### [EXERCISE REQUIREMENTS]
Track down each line that has the word "document" and copy it.

——————

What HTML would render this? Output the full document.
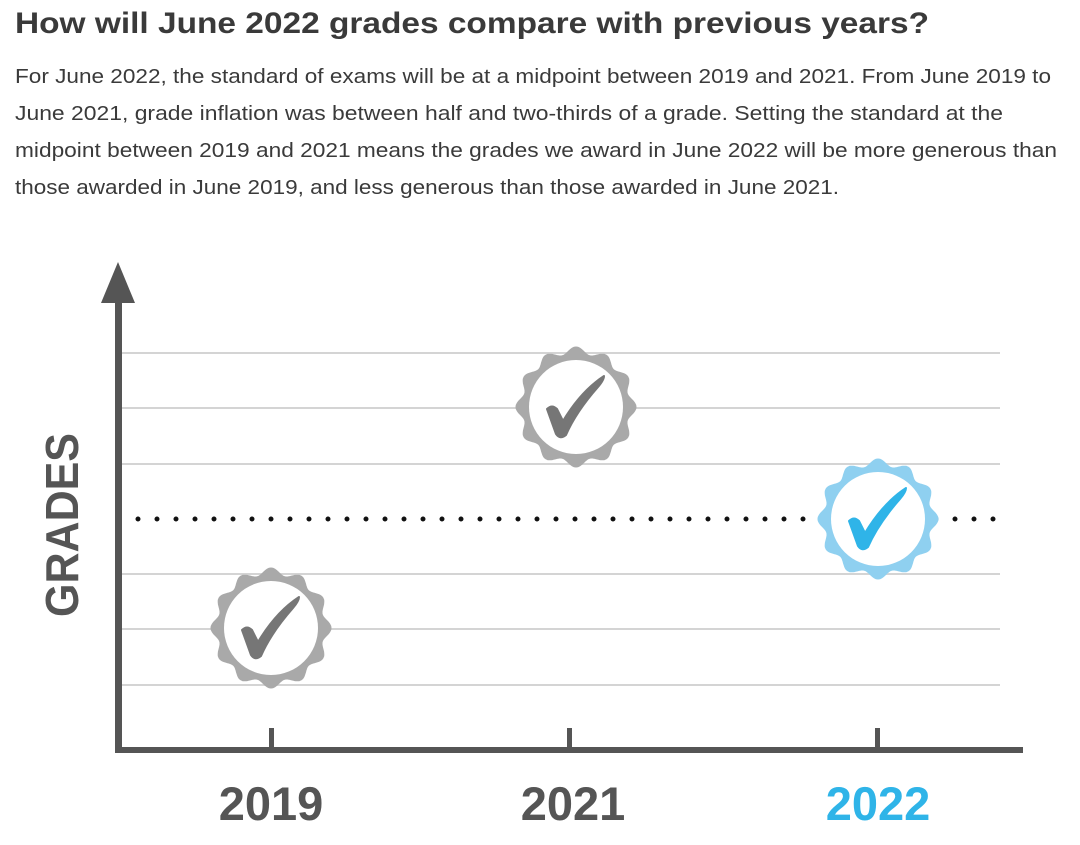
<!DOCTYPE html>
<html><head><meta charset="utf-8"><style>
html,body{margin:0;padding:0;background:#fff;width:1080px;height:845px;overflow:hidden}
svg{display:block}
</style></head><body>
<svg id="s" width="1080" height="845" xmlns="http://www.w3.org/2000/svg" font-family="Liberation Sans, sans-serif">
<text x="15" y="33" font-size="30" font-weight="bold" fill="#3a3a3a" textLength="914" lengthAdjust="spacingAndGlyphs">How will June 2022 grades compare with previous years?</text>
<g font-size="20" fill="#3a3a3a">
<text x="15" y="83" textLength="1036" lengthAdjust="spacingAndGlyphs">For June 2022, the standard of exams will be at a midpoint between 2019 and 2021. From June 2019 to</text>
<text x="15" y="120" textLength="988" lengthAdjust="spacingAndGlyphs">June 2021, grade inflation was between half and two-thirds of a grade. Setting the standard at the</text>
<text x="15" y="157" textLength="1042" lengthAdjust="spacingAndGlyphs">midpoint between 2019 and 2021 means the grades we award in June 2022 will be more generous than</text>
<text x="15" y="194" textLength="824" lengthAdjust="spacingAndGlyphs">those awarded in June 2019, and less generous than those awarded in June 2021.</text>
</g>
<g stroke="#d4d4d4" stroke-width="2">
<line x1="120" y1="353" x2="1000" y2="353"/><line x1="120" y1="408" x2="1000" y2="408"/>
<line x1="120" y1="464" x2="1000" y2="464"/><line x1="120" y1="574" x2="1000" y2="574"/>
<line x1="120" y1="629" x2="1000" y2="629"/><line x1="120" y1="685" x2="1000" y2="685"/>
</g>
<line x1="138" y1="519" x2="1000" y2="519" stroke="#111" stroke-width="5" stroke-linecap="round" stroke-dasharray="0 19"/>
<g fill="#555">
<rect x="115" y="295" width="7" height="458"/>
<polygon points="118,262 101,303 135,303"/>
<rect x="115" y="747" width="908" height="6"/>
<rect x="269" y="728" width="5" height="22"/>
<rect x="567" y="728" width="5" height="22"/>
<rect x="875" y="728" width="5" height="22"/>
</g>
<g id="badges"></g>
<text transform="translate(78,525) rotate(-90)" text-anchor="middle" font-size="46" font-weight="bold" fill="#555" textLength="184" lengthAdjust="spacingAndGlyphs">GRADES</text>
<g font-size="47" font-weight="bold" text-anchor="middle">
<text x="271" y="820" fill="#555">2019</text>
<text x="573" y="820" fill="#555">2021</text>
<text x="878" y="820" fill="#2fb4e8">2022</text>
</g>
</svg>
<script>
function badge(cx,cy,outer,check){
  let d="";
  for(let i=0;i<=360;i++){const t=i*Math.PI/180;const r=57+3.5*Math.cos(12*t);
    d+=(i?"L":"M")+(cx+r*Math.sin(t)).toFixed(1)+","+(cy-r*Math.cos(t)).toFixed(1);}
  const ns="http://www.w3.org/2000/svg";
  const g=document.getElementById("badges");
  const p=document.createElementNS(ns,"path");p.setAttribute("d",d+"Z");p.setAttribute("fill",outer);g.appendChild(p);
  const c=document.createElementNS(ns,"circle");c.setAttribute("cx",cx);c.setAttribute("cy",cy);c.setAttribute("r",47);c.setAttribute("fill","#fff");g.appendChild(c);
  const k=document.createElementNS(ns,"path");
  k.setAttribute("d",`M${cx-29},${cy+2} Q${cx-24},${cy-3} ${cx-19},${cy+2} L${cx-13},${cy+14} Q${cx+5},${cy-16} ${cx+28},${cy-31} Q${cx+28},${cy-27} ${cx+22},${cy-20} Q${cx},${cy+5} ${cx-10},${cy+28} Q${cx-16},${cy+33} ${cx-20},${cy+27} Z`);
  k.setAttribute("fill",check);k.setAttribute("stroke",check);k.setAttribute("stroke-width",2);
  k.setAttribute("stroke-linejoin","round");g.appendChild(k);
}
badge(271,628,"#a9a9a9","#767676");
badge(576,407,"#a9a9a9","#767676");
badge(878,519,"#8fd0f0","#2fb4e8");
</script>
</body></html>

——————

### [CORRECT OUTPUT]
What HTML would render this? Output the full document.
  const g=document.getElementById("badges");
  const p=document.createElementNS(ns,"path");p.setAttribute("d",d+"Z");p.setAttribute("fill",outer);g.appendChild(p);
  const c=document.createElementNS(ns,"circle");c.setAttribute("cx",cx);c.setAttribute("cy",cy);c.setAttribute("r",47);c.setAttribute("fill","#fff");g.appendChild(c);
  const k=document.createElementNS(ns,"path");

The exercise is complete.